Dennoch gibt es einen großen Unterschied zwischen Männern und Frauen: Männer verzichten zugunsten ihrer Karriere im Zweifelsfall auf eine enge Beziehung zu ihren Kindern, können sich gleichzeitig aber darauf verlassen, dass die Kinder liebevoll umsorgt sind. Und zwar von den Frauen, die ja ohnehin »von Natur aus« zum Kind gehören und deswegen zu Hause bleiben und den Männern den Rücken frei halten.

Umgekehrt ist das nicht so. Frauen, die Karriere machen, müssen sich in der Regel wirklich um die Vereinbarkeit von Arbeit und Familie kümmern. Sie haben vielleicht Männer, die ihre Karrierebestrebungen unterstützen, das heißt aber in den allerwenigsten Fällen, dass die Männer dann wirklich Hausmänner werden.

Anne-Marie Slaughter, Autorin des Buchs Was noch zu tun ist, schreibt dazu: »Relativ selten ist der Ehemann bereit, zu Hause zu bleiben oder die Hauptelternrolle zu übernehmen, damit seine Frau in ihrem Beruf vorankommen kann«, und beruft sich auf die Studie »Stay-at-Home-Fathers« aus dem Jahr 2013, die an der Universität von Minnesota durchgeführt wurde.
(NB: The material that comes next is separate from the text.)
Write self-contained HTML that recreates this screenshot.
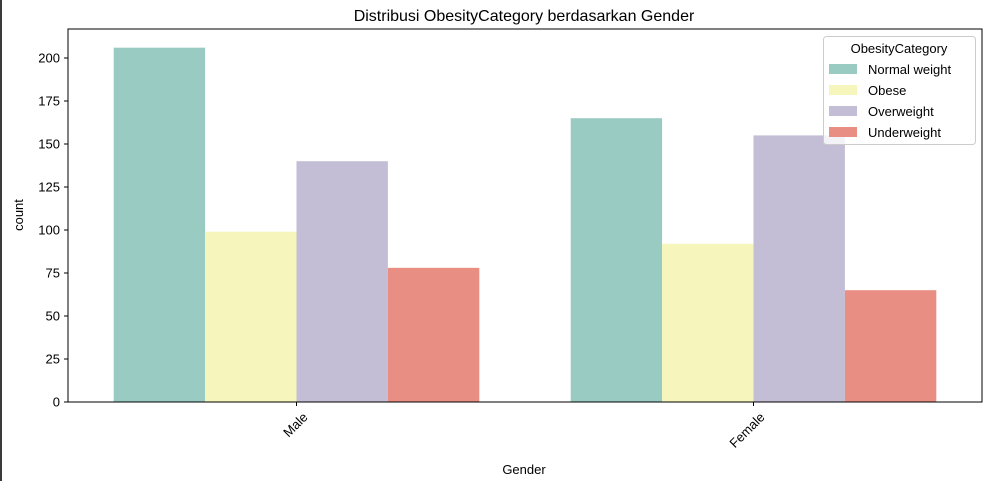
<!DOCTYPE html>
<html><head><meta charset="utf-8"><style>
body{margin:0;background:#fff;}
svg{display:block;font-family:"Liberation Sans","DejaVu Sans",sans-serif;}
</style></head><body>
<svg id="chart" width="988" height="481">
<rect x="0" y="0" width="2" height="481" fill="#3a3a3a"/>
<text x="524" y="21" font-size="16" text-anchor="middle" fill="#000">Distribusi ObesityCategory berdasarkan Gender</text>
<g id="bars"></g>
<g id="axes"></g>
<text x="524" y="474" font-size="13" text-anchor="middle">Gender</text>
<text transform="translate(23,215) rotate(-90)" font-size="13" text-anchor="middle">count</text>
<g id="legend">
<rect x="823.5" y="36.5" width="152" height="108" rx="3" fill="#fff" fill-opacity="0.8" stroke="#ccc"/>
<text x="899" y="53" font-size="13" text-anchor="middle">ObesityCategory</text>
</g>
</svg>
<script>
const categories=["Male","Female"];
const series=["Normal weight","Obese","Overweight","Underweight"];
const colors=["#99cbc2","#f6f6bc","#c3bed6","#e98e82"];
const normalWeight=[206,165];
const obese=[99,92];
const overweight=[140,155];
const underweight=[78,65];
const yTicks=[0,25,50,75,100,125,150,175,200];
const values=[normalWeight,obese,overweight,underweight];
const NS="http://www.w3.org/2000/svg";
const L=68,R=982,T=29,B=402;
const yScale=v=>B-v*1.72;
const band=(R-L)/categories.length;
const xCenter=i=>L+band*(i+0.5);
const bw=band*0.8/series.length;
function mk(t,a,p){const e=document.createElementNS(NS,t);for(const k in a)e.setAttribute(k,a[k]);p.appendChild(e);return e;}
const bars=document.getElementById('bars'),axes=document.getElementById('axes'),leg=document.getElementById('legend');
values.forEach((arr,s)=>arr.forEach((v,i)=>{
 const x=xCenter(i)-band*0.4+s*bw;
 const r=mk('rect',{x:x,y:yScale(v),width:bw,height:B-yScale(v),fill:colors[s]},bars);
 
 
}));
const frame=mk('rect',{x:L,y:T,width:R-L,height:B-T,fill:'none',stroke:'#000','stroke-width':1},axes);


yTicks.forEach(t=>{
 const y=yScale(t);
 mk('line',{x1:L-4,x2:L,y1:y,y2:y,stroke:'#000'},axes);
 const tx=mk('text',{x:L-8,y:y+4.5,'font-size':13,'text-anchor':'end'},axes);tx.textContent=t;
 
 
});
categories.forEach((c,i)=>{
 const x=xCenter(i);
 mk('line',{x1:x,x2:x,y1:B,y2:B+4,stroke:'#000'},axes);
 const tx=mk('text',{transform:`translate(${x+12},${B+16}) rotate(-45)`,'font-size':13,'text-anchor':'end'},axes);tx.textContent=c;
 
 
});
series.forEach((s,k)=>{
 const y=64+k*21;
 const r=mk('rect',{x:829,y:y,width:28,height:10,fill:colors[k]},leg);
 
 
 const tx=mk('text',{x:868,y:y+10,'font-size':13},leg);tx.textContent=s;
 
 
});
</script>
</body></html>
Ich habe tatsächlich schon gehört, dass Männer, die Hausmänner sind, in neuer Umgebung gelegentlich mitleidig gefragt werden, ob die Mutter der Kinder gestorben sei. Werden Hausfrauen auch gefragt, ob sie sich um Kinder und Haushalt kümmern, weil der Mann tot ist?

Bestimmte, tief in uns verankerte Glaubenssätze machen es uns allen schwer. Ich glaube nicht, dass es reiner Zufall ist, dass der An- teil von Frauen in Führungspositionen in Deutschland bei durchschnittlich 29,4 Prozent liegt, während der gleiche Prozentsatz an Männern Elternzeit nimmt.

Versteht ihr den Gedanken? Offenbar sind die Rollenklischees so stark, dass nur ein Drittel der Männer und Frauen sich jeweils traut, auszubrechen. Deswegen ja: Der Glaubenssatz »Die Mutter gehört zum Kind« macht es Frauen in der Tat schwer, loszulassen.